Um canhão de comprovada origem portuguesa (será o que veio de Maumere?) encontra-se numa outra instalação militar. Faz parelha com réplicas de um míssil e de uma granada feitas em cimento, orgulho do regimento de infantaria ali destacado.

Tomada de assalto pelas ruidosas bemos que circulam à razão de uma por segundo, Kupang tem um ar abandalhado. Pouco resta da cidade antiga. Os edifícios, em péssimo estado, são em tudo iguais aos de congéneres, como Macau, Malaca e Pukhet. Os mesmos azulejos verdes. Os mesmos telhados. Os mesmos arcos. As mesmas portas. As mesmas persianas de madeira. As mesmas paredes esventradas a revelar tijolos ou pedaços de ripas. A mesma roupa a secar. Tudo à espera de mais uns anos ou de um bupati menos corrupto e mais empreendedor, sempre novo-rico de mentalidade, para que tudo se desvaneça.
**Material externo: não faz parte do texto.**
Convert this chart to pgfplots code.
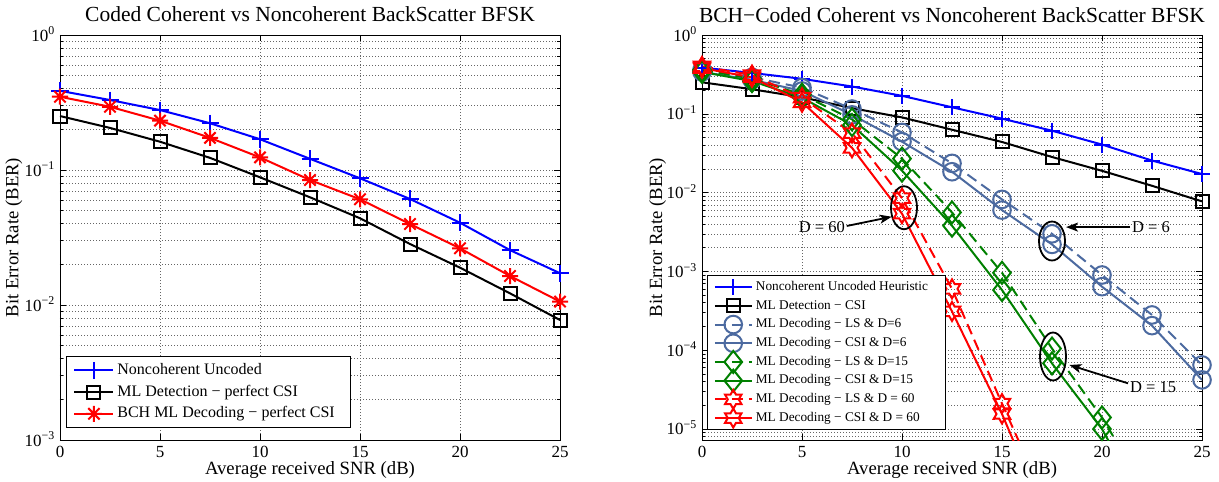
\documentclass[border=0pt]{standalone}
\usepackage{fontspec}
\setmainfont{Liberation Serif}
\usepackage{pgfplots}
\pgfplotsset{compat=1.18}
\usetikzlibrary{arrows.meta}

\definecolor{slate}{RGB}{76,106,160}
\definecolor{mgreen}{RGB}{0,128,0}
\newcommand{\fsz}[1]{\fontsize{#1}{#1}\selectfont}

\pgfdeclareplotmark{ast8}{%
  \pgfpathmoveto{\pgfqpoint{-\pgfplotmarksize}{0pt}}\pgfpathlineto{\pgfqpoint{\pgfplotmarksize}{0pt}}%
  \pgfpathmoveto{\pgfqpoint{0pt}{-\pgfplotmarksize}}\pgfpathlineto{\pgfqpoint{0pt}{\pgfplotmarksize}}%
  \pgfpathmoveto{\pgfqpoint{-0.707\pgfplotmarksize}{-0.707\pgfplotmarksize}}\pgfpathlineto{\pgfqpoint{0.707\pgfplotmarksize}{0.707\pgfplotmarksize}}%
  \pgfpathmoveto{\pgfqpoint{-0.707\pgfplotmarksize}{0.707\pgfplotmarksize}}\pgfpathlineto{\pgfqpoint{0.707\pgfplotmarksize}{-0.707\pgfplotmarksize}}%
  \pgfusepathqstroke}
\pgfdeclareplotmark{mdiamond}{%
  \pgfpathmoveto{\pgfqpoint{0pt}{\pgfplotmarksize}}%
  \pgfpathlineto{\pgfqpoint{0.8\pgfplotmarksize}{0pt}}%
  \pgfpathlineto{\pgfqpoint{0pt}{-\pgfplotmarksize}}%
  \pgfpathlineto{\pgfqpoint{-0.8\pgfplotmarksize}{0pt}}%
  \pgfpathclose\pgfusepathqstroke}
\pgfdeclareplotmark{hexagram}{%
  \pgfpathmoveto{\pgfpointpolar{90}{\pgfplotmarksize}}%
  \pgfpathlineto{\pgfpointpolar{120}{0.577\pgfplotmarksize}}%
  \pgfpathlineto{\pgfpointpolar{150}{\pgfplotmarksize}}%
  \pgfpathlineto{\pgfpointpolar{180}{0.577\pgfplotmarksize}}%
  \pgfpathlineto{\pgfpointpolar{210}{\pgfplotmarksize}}%
  \pgfpathlineto{\pgfpointpolar{240}{0.577\pgfplotmarksize}}%
  \pgfpathlineto{\pgfpointpolar{270}{\pgfplotmarksize}}%
  \pgfpathlineto{\pgfpointpolar{300}{0.577\pgfplotmarksize}}%
  \pgfpathlineto{\pgfpointpolar{330}{\pgfplotmarksize}}%
  \pgfpathlineto{\pgfpointpolar{0}{0.577\pgfplotmarksize}}%
  \pgfpathlineto{\pgfpointpolar{30}{\pgfplotmarksize}}%
  \pgfpathlineto{\pgfpointpolar{60}{0.577\pgfplotmarksize}}%
  \pgfpathclose\pgfusepathqstroke}

\begin{document}
\begin{tikzpicture}
% ---------------- left panel ----------------
\begin{axis}[at={(60pt,42pt)}, anchor=south west,
  scale only axis, width=500pt, height=405pt,
  xmin=0, xmax=25, ymode=log, ymin=1e-3, ymax=1,
  xtick={0,5,10,15,20,25}, xticklabels={0,5,10,15,20,25},
  ytick={1e-3,1e-2,1e-1,1},
  yticklabels={10\textsuperscript{−3},10\textsuperscript{−2},10\textsuperscript{−1},10\textsuperscript{0}},
  minor ytick={2e-3,3e-3,4e-3,5e-3,6e-3,7e-3,8e-3,9e-3,2e-2,3e-2,4e-2,5e-2,6e-2,7e-2,8e-2,9e-2,0.2,0.3,0.4,0.5,0.6,0.7,0.8,0.9},
  tick align=inside, major tick length=6pt, minor tick length=3pt,
  every tick/.style={black, line width=0.6pt},
  axis line style={black, line width=0.9pt},
  grid=both,
  major grid style={black!60, line width=0.6pt, dash pattern=on 1pt off 2pt},
  minor grid style={black!60, line width=0.6pt, dash pattern=on 1pt off 2pt},
  xticklabel style={font=\fsz{17}, anchor=base, yshift=-17pt},
  yticklabel style={font=\fsz{17}, anchor=base east, inner sep=0pt, xshift=-5pt, yshift=-6pt},
  xlabel={Average received SNR (dB)},
  ylabel={Bit Error Rate (BER)},
  xlabel style={font=\fsz{18.7}, at={(axis description cs:0.5,0)}, anchor=base, yshift=-34pt},
  ylabel style={font=\fsz{18.7}, at={(axis description cs:-0.092,0.5)}, anchor=center},
  title style={font=\fsz{21.5}, at={(axis description cs:0.5,1)}, anchor=base, yshift=7pt},
  title={Coded Coherent vs Noncoherent BackScatter BFSK},
  legend cell align=left,
  legend image code/.code={%
    \draw[#1, mark=none] (0pt,0pt) -- (39pt,0pt);
    \draw[#1, overlay] plot coordinates {(19.5pt,0pt)};},
  legend style={at={(axis description cs:0.012,0.2074)}, anchor=north west, font=\fsz{16},
    draw=black, line width=0.8pt, fill=white, inner xsep=7pt, inner ysep=6pt, row sep=5.7pt,
    nodes={inner xsep=3pt, inner ysep=0pt, text height=12pt, text depth=4pt}},
]
\addplot[blue, line width=2pt, mark=+, mark size=8.5pt] coordinates {
 (0,0.386) (2.5,0.330) (5,0.278) (7.5,0.222) (10,0.169) (12.5,0.121) (15,0.0868) (17.5,0.0610) (20,0.0407) (22.5,0.0255) (25,0.0172)};
\addlegendentry{Noncoherent Uncoded}
\addplot[black, line width=2pt, mark=square, mark size=6.5pt] coordinates {
 (0,0.251) (2.5,0.205) (5,0.162) (7.5,0.123) (10,0.0883) (12.5,0.0628) (15,0.0439) (17.5,0.0283) (20,0.0189) (22.5,0.0122) (25,0.00774)};
\addlegendentry{ML Detection − perfect CSI}
\addplot[red, line width=2pt, mark=ast8, mark size=8pt] coordinates {
 (0,0.349) (2.5,0.294) (5,0.232) (7.5,0.173) (10,0.124) (12.5,0.0843) (15,0.0607) (17.5,0.0398) (20,0.0263) (22.5,0.0164) (25,0.0106)};
\addlegendentry{BCH ML Decoding − perfect CSI\rule{6pt}{0pt}}
\end{axis}

% ---------------- right panel ----------------
\begin{axis}[at={(702pt,42pt)}, anchor=south west,
  scale only axis, width=500pt, height=405pt,
  xmin=0, xmax=25, ymode=log, ymin=7.25e-6, ymax=1,
  xtick={0,5,10,15,20,25}, xticklabels={0,5,10,15,20,25},
  ytick={1e-5,1e-4,1e-3,1e-2,1e-1,1},
  yticklabels={10\textsuperscript{−5},10\textsuperscript{−4},10\textsuperscript{−3},10\textsuperscript{−2},10\textsuperscript{−1},10\textsuperscript{0}},
  minor ytick={8e-6,9e-6,2e-5,3e-5,4e-5,5e-5,6e-5,7e-5,8e-5,9e-5,2e-4,3e-4,4e-4,5e-4,6e-4,7e-4,8e-4,9e-4,2e-3,3e-3,4e-3,5e-3,6e-3,7e-3,8e-3,9e-3,2e-2,3e-2,4e-2,5e-2,6e-2,7e-2,8e-2,9e-2,0.2,0.3,0.4,0.5,0.6,0.7,0.8,0.9},
  tick align=inside, major tick length=6pt, minor tick length=3pt,
  every tick/.style={black, line width=0.6pt},
  axis line style={black, line width=0.9pt},
  grid=both,
  major grid style={black!60, line width=0.6pt, dash pattern=on 1pt off 2pt},
  minor grid style={black!60, line width=0.6pt, dash pattern=on 1pt off 2pt},
  xticklabel style={font=\fsz{17}, anchor=base, yshift=-17pt},
  yticklabel style={font=\fsz{17}, anchor=base east, inner sep=0pt, xshift=-5pt, yshift=-6pt},
  xlabel={Average received SNR (dB)},
  ylabel={Bit Error Rate (BER)},
  xlabel style={font=\fsz{18.7}, at={(axis description cs:0.5,0)}, anchor=base, yshift=-34pt},
  ylabel style={font=\fsz{18.7}, at={(axis description cs:-0.089,0.5)}, anchor=center},
  title style={font=\fsz{21.5}, at={(axis description cs:0.5,1)}, anchor=base, yshift=7pt},
  title={BCH−Coded Coherent vs Noncoherent BackScatter BFSK},
  legend cell align=left,
  legend image code/.code={%
    \draw[#1, mark=none] (0pt,0pt) -- (36.7pt,0pt);
    \draw[#1, overlay] plot coordinates {(18.35pt,0pt)};},
  legend style={at={(axis description cs:0.01,0.4074)}, anchor=north west, font=\fsz{13.3},
    draw=black, line width=0.8pt, fill=white, inner xsep=6.5pt, inner ysep=5pt, row sep=5.2pt,
    nodes={inner xsep=3.3pt, inner ysep=0pt, text height=10pt, text depth=3.5pt}},
]
\addplot[blue, line width=2pt, mark=+, mark size=8pt] coordinates {
 (0,0.386) (2.5,0.330) (5,0.278) (7.5,0.222) (10,0.169) (12.5,0.121) (15,0.0868) (17.5,0.0610) (20,0.0407) (22.5,0.0255) (25,0.0172)};
\addlegendentry{Noncoherent Uncoded Heuristic\rule{8pt}{0pt}}
\addplot[black, line width=2pt, mark=square, mark size=6.5pt] coordinates {
 (0,0.251) (2.5,0.205) (5,0.162) (7.5,0.118) (10,0.090) (12.5,0.0628) (15,0.0439) (17.5,0.0283) (20,0.0189) (22.5,0.0122) (25,0.00774)};
\addlegendentry{ML Detection − CSI}
\addplot[slate, line width=2pt, dash pattern=on 11pt off 6pt, mark=o, mark size=8.8pt, mark options={solid}] coordinates {
 (0,0.36) (2.5,0.29) (5,0.215) (7.5,0.115) (10,0.058) (12.5,0.0235) (15,0.0082) (17.5,0.0030) (20,9.0e-4) (22.5,2.8e-4) (25,6.5e-5)};
\addlegendentry{ML Decoding − LS \& D=6}
\addplot[slate, line width=2pt, mark=o, mark size=8.8pt] coordinates {
 (0,0.34) (2.5,0.27) (5,0.195) (7.5,0.097) (10,0.0443) (12.5,0.0184) (15,0.0060) (17.5,0.0022) (20,6.4e-4) (22.5,2.05e-4) (25,4.2e-5)};
\addlegendentry{ML Decoding − CSI \& D=6}
\addplot[mgreen, line width=2pt, dash pattern=on 11pt off 6pt, mark=mdiamond, mark size=11pt, mark options={solid}] coordinates {
 (0,0.36) (2.5,0.28) (5,0.175) (7.5,0.085) (10,0.027) (12.5,0.0056) (15,9.6e-4) (17.5,1.05e-4) (20,1.4e-5) (22.5,1.2e-6)};
\addlegendentry{ML Decoding − LS \& D=15}
\addplot[mgreen, line width=2pt, mark=mdiamond, mark size=11pt] coordinates {
 (0,0.34) (2.5,0.26) (5,0.16) (7.5,0.072) (10,0.019) (12.5,0.0038) (15,5.8e-4) (17.5,6.8e-5) (20,1.0e-5) (22.5,7e-7)};
\addlegendentry{ML Decoding − CSI \& D=15}
\addplot[red, line width=2pt, dash pattern=on 11pt off 6pt, mark=hexagram, mark size=9.5pt, mark options={solid}] coordinates {
 (0,0.40) (2.5,0.31) (5,0.16) (7.5,0.057) (10,0.0085) (12.5,6.0e-4) (15,2.1e-5) (17.5,8e-7)};
\addlegendentry{ML Decoding − LS \& D = 60}
\addplot[red, line width=2pt, mark=hexagram, mark size=9.5pt] coordinates {
 (0,0.38) (2.5,0.29) (5,0.14) (7.5,0.037) (10,0.0054) (12.5,3.1e-4) (15,1.55e-5) (17.5,5e-7)};
\addlegendentry{ML Decoding − CSI \& D = 60}

% annotations
\draw[line width=1.8pt] (axis cs:10.1,6.43e-3) ellipse [x radius=13pt, y radius=21.5pt];
\draw[line width=1.8pt, -{Stealth[length=12pt,width=9pt,inset=3pt]}] (axis cs:7.235,3.77e-3) -- (axis cs:9.485,4.94e-3);
\node[font=\fsz{16.5}, anchor=east, inner sep=1pt] at (axis cs:7.2,3.66e-3) {D = 60};

\draw[line width=1.8pt] (axis cs:17.5,2.43e-3) ellipse [x radius=13pt, y radius=19.5pt];
\draw[line width=1.8pt, -{Stealth[length=12pt,width=9pt,inset=3pt]}] (axis cs:21.4,3.65e-3) -- (axis cs:18.2,3.65e-3);
\node[font=\fsz{16.5}, anchor=west, inner sep=1pt] at (axis cs:21.45,3.65e-3) {D = 6};

\draw[line width=1.8pt] (axis cs:17.55,8.32e-5) ellipse [x radius=13pt, y radius=24pt];
\draw[line width=1.8pt, -{Stealth[length=12pt,width=9pt,inset=3pt]}] (axis cs:21.3,3.8e-5) -- (axis cs:18.37,6.49e-5);
\node[font=\fsz{16.5}, anchor=west, inner sep=1pt] at (axis cs:21.35,3.36e-5) {D = 15};
\end{axis}

\pgfresetboundingbox
\path[use as bounding box] (0,0) rectangle (1219pt,482pt);
\end{tikzpicture}
\end{document}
Vendedores de tabaco e de bétel abrigam-se numa das vielas mais características, não muito longe do edifício cor-de-laranja do terminal. Parte da zona ribeirinha foi construída em cima das rochas de coral.

No canal, barcos poisados no areão e no lixo acumulado aguardam a maré para se fazerem ao mar. Na margem oposta ergue-se um templo taoista que está à guarda de um simpático e nada comum casal. Ele, orang asli de Kupang. Ela, chinesa. Gordinha e sorridente. Os frutos dessa união são perfeitos: encantadoras crianças como que a comprovar que quanto mais se misturam as raças mais belas criaturas se geram.

Ao cair da tarde, na praça ribeirinha, jovens inventam acrobacias e varrem o chão vestindo calças à boca-de-sino, enquanto os vendedores puxam carretas de madeira cheias de laranjas. Da praia, imagina-se a fortaleza que praticamente já não existe e olham-se os pescadores que escolhem o peixe que vale a pena pôr a secar sobre placas de zinco e os que limpam o lodo das embarcações com a ajuda da areia. Por detrás deles, as casas, encavalitadas nos rochedos de coral, mais parecem embarcações, essas, outras, viradas ao mar alto.